My Grandmother and the Hurricane, Both Gone Now

My Grandmother and the Hurricane, Both Gone Now November 15, 2012

To live in the mercy of God.

Awe, not comfort….

 And awe suddenly
passing beyond itself. Becomes
a form of comfort.

—Denise Levertov

Two weeks ago I flew to my childhood home in Tennessee, and twenty-nine hours after I arrived my grandmother died. Then a week after that I returned to my adult home in Philadelphia and a hurricane hit. My grandmother’s name was Gennie Vee. The hurricane’s name was Sandy. They are both gone now.

I’m not accustomed to being with someone while they die, and I’m not accustomed to being in hurricanes either. That means I had a lot to learn in the past two weeks, and not much time to learn it in. Some people call that being thrown in the deep end. Some people say that when one is thrown in the deep end, there are two options: sink or swim.

At the hospice center, a doctor with an unusually short skirt and knee-high boots took my aunt, cousin, and me into an empty room and told us it wouldn’t be long, then gave us a stapled handout titled “Preparing for the Dying Process,” and a booklet titled Gone from My Sight: The Dying Experience. The booklet was light blue, with an ink drawing of a ship with many sails making its way toward a single-lined horizon.

The literature gave straightforward information about what to expect as the body readies itself to stop working, and the mind and spirit prepare themselves to leave what they know. But, the first page of the booklet read, “Each person approaches death in their own way. What is listed here is simply a guideline, a road map. Like any map, there are many roads arriving at the same destination, many ways to enter the same city.”

For straightforward information on how to prepare for a hurricane, I Googled “how to prepare for a hurricane.” Sandy was expected to make landfall in nearby New Jersey, and because the Schuylkill River is at the bottom of our hill, I was worried about flooding and power outages. I bought candles, a lantern, batteries, canned food, bottled water, a radio, and even a blanket for good measure. I made two loaves of banana bread.

I stayed online, tracking the path of the storm—or, at least, the guideline I was given—the possible roadmap for its entrance into my city.

The advice was good, and made me feel as though I was doing something useful by following it:

Fill your bathtub with water. Unplug major appliances that are in danger of electrical surge. Fill a cooler with ice. If the power goes out, keep your refrigerator closed. If you must take something out of it, visualize what you want and where it is before you open the door.

And, from the hospice booklet, this:

Hold your loved one’s hand. Or, if you can, lie beside them and hold them. Play calming music. Speak to them softly even if they do not speak back. Keep the lights on, because they cannot see well now and may be scared in the dark.

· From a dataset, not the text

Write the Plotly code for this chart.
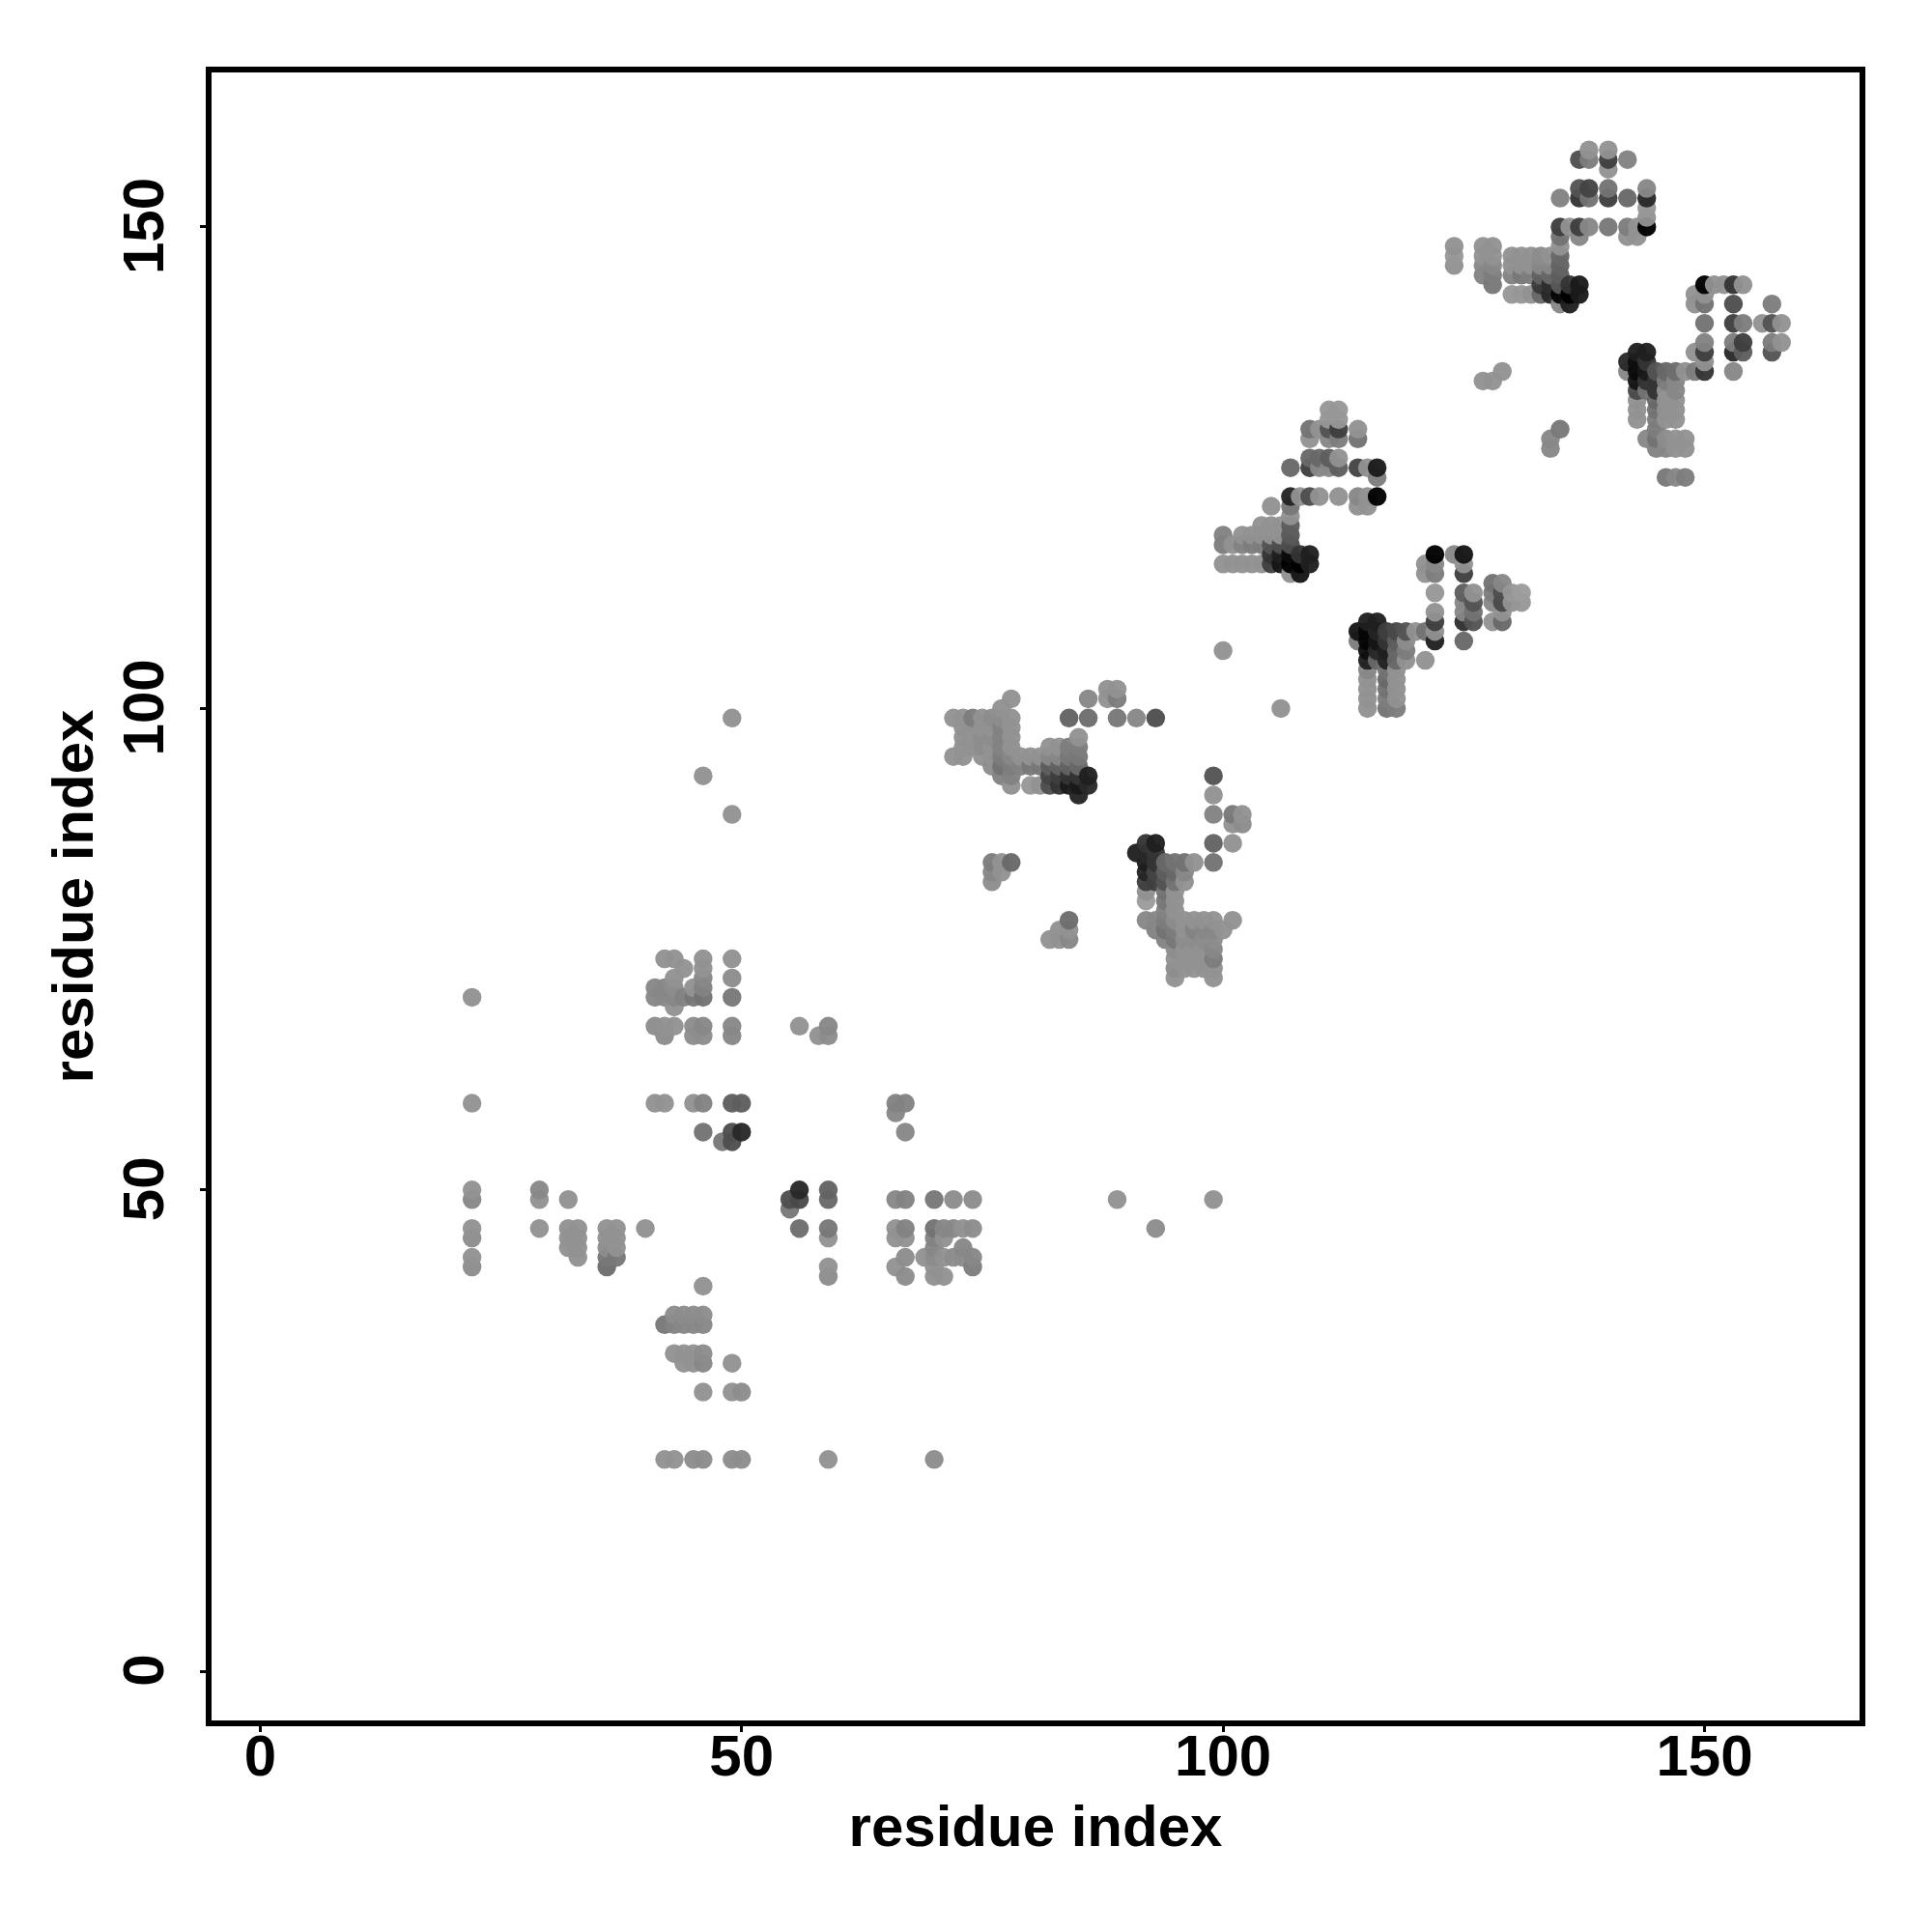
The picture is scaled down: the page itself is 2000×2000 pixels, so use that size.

But in reality there is no way to be fully prepared. Here’s what I wasn’t prepared for:

I wasn’t prepared, in the hours before my grandmother’s death, for her to be the most beautiful person I had ever seen. I wasn’t prepared to push her white hair back from her forehead and notice that her skin and blue eyes were radiant, glowing—not with fever—but with something I had never seen before. That her hands and nails, reaching out to someone or something none of the rest of us could see, were perfect.

I wasn’t prepared for her to speak to her brothers and sisters, gone before her, asking them to come closer, to come back, to take her. I wasn’t prepared to stand outside with my brother and sister later, and see him with his square hands on his hips and see her red hair flash like a flame and think, I will call out your names when I am dying.

I wasn’t prepared for my grandmother suddenly to fix her eyes on me and say, “I want some candy,” then to lift my fingers to her mouth and suck on them, then lower them and say, “that’s better.”

Just as I was not prepared for any of this, I was not prepared for the storm to hit. The rain I expected—and it began early—but I wasn’t prepared for the wind, which tore through the trees, and made them bend until I was sure they would break. I wasn’t prepared for the sudden cold. I wasn’t prepared for the sound of it, the rattle and howl.

But, most of all, I wasn’t prepared for what came after: The sudden stillness. The deceptive quiet. As if nothing had happened at all.

There’s this game children play. One child takes another’s arm and tries to twist it painfully behind her back in such a way that she cannot break free. To be released, the captive must call out “Mercy!”

This game is about power—about one exerting brute force over another, demanding not only a confession of helplessness, but a plea for clemency. “Mercy” is not an expletive; it’s a request—a desperate one.

But there is another way to think about mercy, and that is as something rooted in love. A pardon, somehow, miraculously, from pain. And what’s granted is perhaps not even comfort, but another way out, one of mystery and awe.

When I was tossed into the deep I didn’t swim, but I didn’t sink either. I clung to a mercy that felt like neither punishment nor pardon. I think of it as a life raft, or, even better, a ship with many sails, passing other ships on separate courses that are headed, hopefully, to the same city.